11 October 2018
More than a quarter of corporate IT departments must wait at least a month before they can install vital security updates. That’s according to a new study from enterprise content delivery company Kollective which examines the software testing and distribution bottlenecks throughout large organisations in the UK and US.
As part of its State of Software Delivery report published in August, Kollective commissioned an independent survey of 130 UK and 130 US IT decision makers earlier this year. The research reveals how network security in UK businesses is failing to meet industry expectations.
The study found that the failings are especially common among large organisations, with 45 per cent of those with more than 100,000 computer terminals having to wait at least a month before installing vital security updates.

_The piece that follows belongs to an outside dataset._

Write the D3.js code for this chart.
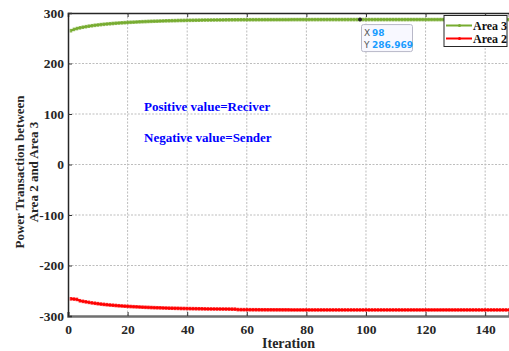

Thirty seven per cent of those polled cite ‘a failure to install updates’ as the biggest security threat of 2018. Kollective says this makes outdated software a bigger threat than password vulnerabilities (33 per cent), BYOD/BOYA (22 per cent) and unsecured USB sticks (nine per cent).
The company blames this failure to install updates on a combination of slow testing procedures and an inability to distribute updates automatically at scale.It says that while businesses are spending more than ever on enhancing and improving their security systems, this investment is wasted if they aren’t keeping their systems up to date.
“While it’s obviously important for IT teams to spend time testing new software and updates before rolling them out, our research has found that many of the delays in software distribution aren’t because of testing, but rather a lack of infrastructure,” says Kollective CEO Dan Vetras. “Poorly constructed networks mean that, even those companies that have made a significant investment in security software, are still leaving their organisations vulnerable to attack.”
He goes on to warn that with a growing number of applications being left out of date, today’s businesses are “creating” their own backdoors for hackers, botnets and malware to attack.